John Blakemore. Tulipomania
The Hyman Collection includes a broad cross-section of John Blakemore's incredible multi-year exploration of the tulip, from the simplicity of his early pared down still lifes to the increasing complexity of his later tulipomania pictures, a journey from serenity to obsession.
Blakemore has explained:
"The Tulip Work, as with much of my work, began fortuitously. Working with still life, after my landscape work had come to an end, I reached a point of stasis in my practice and was uncertain of my direction and the sorts of photographs that I might take.
I commenced a post graduate course in Film Studios enabling me to resolve issues around critical theory which I had found personally oppressive.
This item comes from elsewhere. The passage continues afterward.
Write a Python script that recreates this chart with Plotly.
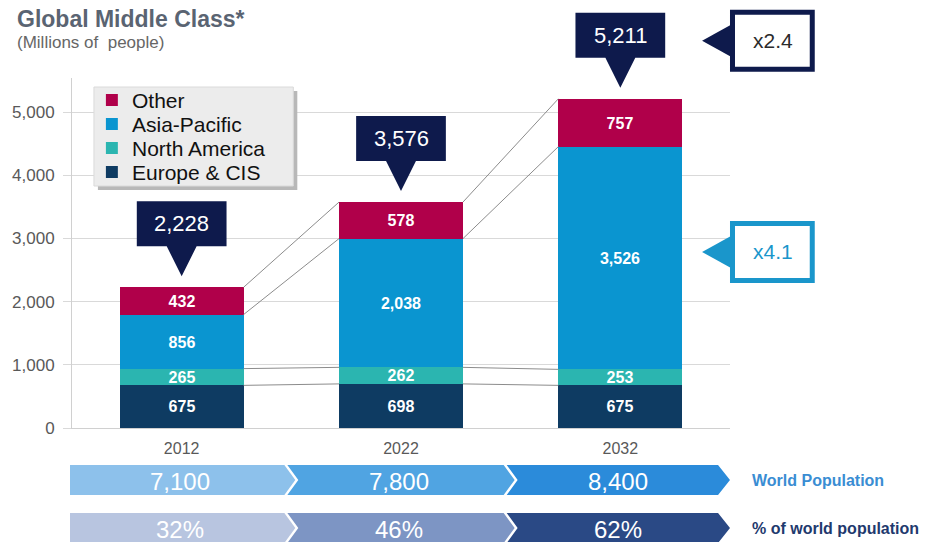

The frequent production of essays generated a need for displacement in order to escape the tyranny of the blank page. I began to photograph the space in which I wrote. The 'Tulip Kitchen Series' was born.
Working in 35mm with a Leica M2 and a Nikkormat and using available light I explored the space of the kitchen, always including tulips which became a constant presence. I had no idea then that I would continue photographing the tulip for twenty years to produce the body of work it became.
Imagine a dilemma. The tulip is a seasonal flower in plentiful supply from early spring to summer and is then no longer available.
By the spring of 1988 I was deeply immersed in my tulip photography and had no intention of stopping in mid-June. I began to dry flowers, in vases or lying flat. The complexity of the curved flowers, leaves and stems became a new fascination.
In September 1988 I made the first constructed still life working with a 5x4 camera.
Much of the tulip work was an exploration of picture making. The tulip was a necessary presence within an exploration of the photographic space. I did, however, become enamoured with the tulip and the 'celebrations' series become more precisely about the tulip, it's gestural elegance and the sensuality of the flowers."